U.S. Justice Department officials investigated whether Signature Bank had sufficient safeguards in place to detect and prevent potential money laundering by cryptocurrency clients before regulators seized the bank over the weekend.
Key Takeaways
- U.S. prosecutors investigated whether Signature Bank was sufficiently trying to detect potential fraud by clients before it seizure over the weekend.
- Former board member Barney Frank said seizure was only meant to send a message to other lenders and that the bank had a strong standing, despite withdrawals beforehand.
Investigators from the Justice Department in Washington and Manhattan were examining the New York-based bank, Bloomberg reported, citing people familiar with the matter. The U.S. Securities and Exchange Commission was also looking into the bank’s measures to prevent fraud, such as extra attention on who were opening accounts and monitoring transactions to catch potential criminal activity, others told Bloomberg.
The bank and three of its top executives were sued on Tuesday by shareholders for saying that the lender's financial position was strong just days before it was seized by regulators in the state.
The potential class-action lawsuit was filed in a federal court in Brooklyn, with shareholders seeking damages for dates between March 2 and March 12, when New York’s Department of Financial Services took over the bank, two days after the Federal Deposit Insurance Corp (FDIC) seized Silicon Valley Bank.
On Sunday, when authorities stepped in to protect U.S. lenders and shut down Signature Bank, SEC Chairman Gary Gensler said the agency would take steps to bring enforcement action if it finds violations of the law.
“Without speaking to any individual entity or person, we will investigate and bring enforcement actions if we find violations of the federal securities laws,” Gensler said in a statement. “Unfortunately, history tells us that events like those of this past week will occur from time to time. Thus, we should do our best to make them less frequent, strengthen the guardrails of finance for when they do occur, and protect the American public.”
While the bank hasn’t been accused of wrongdoing by law enforcement agencies, shareholders allege in their lawsuit that it hid that it has been “susceptible to a takeover” by making false or misleading statements about the bank’s financial stability.
The suit was filed by the law firm that sued Silicon Valley Bank’s parent company, SVB Financial Group, and its top executives on Monday.
Barney Frank, a former member of Congress who sat on Signature Bank’s board before it was taken over by the FDIC, said the regulatory action was intended to send a message to U.S. banks by making an example of the lender. Despite withdrawals, the bank was in stable standing before regulators seized the bank, he said.

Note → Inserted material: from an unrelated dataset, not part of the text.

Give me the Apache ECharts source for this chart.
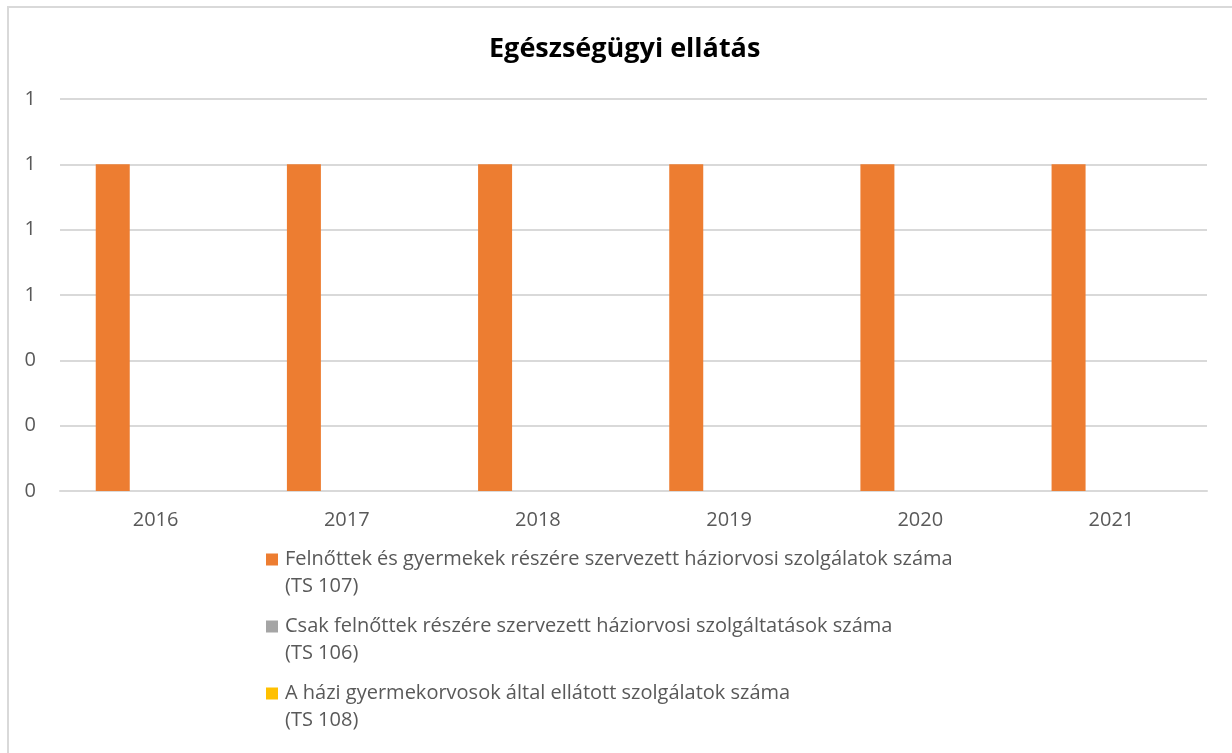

“This was just a way to tell people, ‘We don’t want you dealing with crypto,’” Frank said in an interview with Reuters.
Frank was co-sponsor of the Dodd-Frank Act in 2010, which subjected banks to increased scrutiny by regulators. A law passed in 2018 weakened elements of the Act, including raising the threshold for banks covered by the heightened scrutiny to those with $250 billion in assets, from $50 billion in assets as specified by Dodd-Frank.
New York Gov. Kathy Hochul said Monday that the takeover was the state’s attempt to intervene before the problem became a larger crisis for other bank in the U.S.
“Our view was to make sure that the entire banking community here in New York was stable, that we can project calm,” Hochul said at a news conference Monday.